Just in the last year, the world has seen a cascade of unprecedented floods, heatwaves and wildfires across four continents.

All these impacts will accelerate in the coming decades even if the carbon pollution driving climate change is rapidly brought to heel, the IPCC report is likely to warn.

A crucial, 40-page Summary for Policymakers — distilling underlying chapters totalling thousands of pages, and reviewed line-by-line — is to be made public on February 28.

“This is a real moment of reckoning,” said Rachel Cleetus, climate and energy policy director at the Union of Concerned Scientists.

“This not just more scientific projections about the future,” she told AFP ahead the two-week plenary. This is about extreme events and slow-onset disasters that people are experiencing right now.”

The report will also underscore the urgent need for “adaptation”, climate-speak which means preparing for devastating consequences that can no longer be avoided, according to an early draft seen by AFP in 2021.

In some cases this means that adapting to intolerably hot days, flash flooding and storm surges has become a matter of life and death.

“The growth in climate impacts is far outpacing our efforts to adapt to them,” said Inger Andersen, head of the UN Environment Programme, noting that climate change threatens to become a major driver of species loss.

IPCC assessments — this will be the sixth since 1990 — are divided into three sections, each with its own volunteer “working group” of hundreds of scientists.

In August 2021, the first instalment on physical science found that global heating is virtually certain to pass 1.5 degrees Celsius (2.7 degrees Fahrenheit), probably within a decade.

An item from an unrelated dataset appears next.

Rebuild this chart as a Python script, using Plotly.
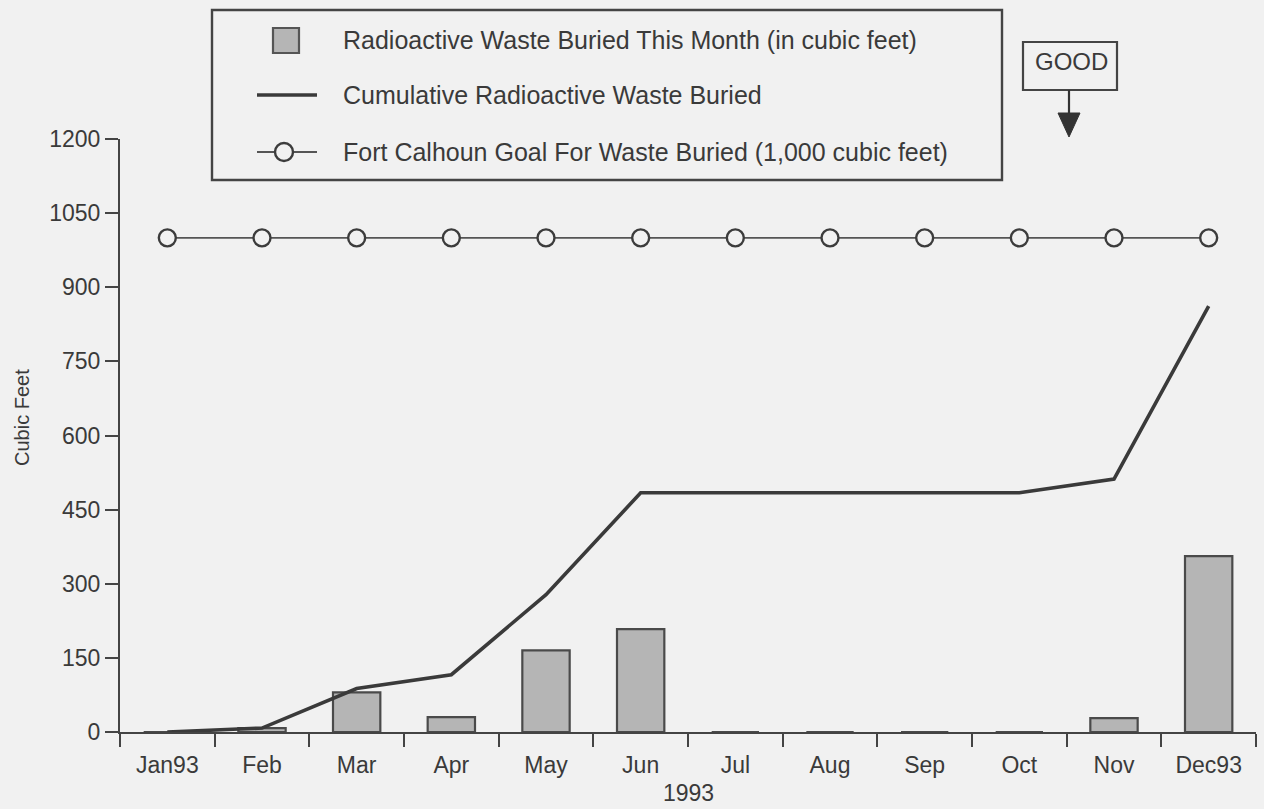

Earth’s surface has warmed 1.1C since the 19th century.

“We have been doping the atmosphere with fossil fuels,” World Meteorological Organization chief Petteri Taalas said Monday, comparing the result to the “enhanced performance” of Olympic athletes who used banned substances.

The 2015 Paris deal calls for capping global warming at “well below” 2C, and ideally 1.5C.

This report is sure to reinforce this more ambitious goal.

It will likewise underscore that vulnerability to extreme weather events — even when they are made worse by global warming — can be reduced by better planning and preparation, according to the draft seen by AFP.

This is not only true in the developing world, noted Imperial College professor Friederike Otto, pointing to massive flooding in Germany last year that killed scores and caused billions in damage.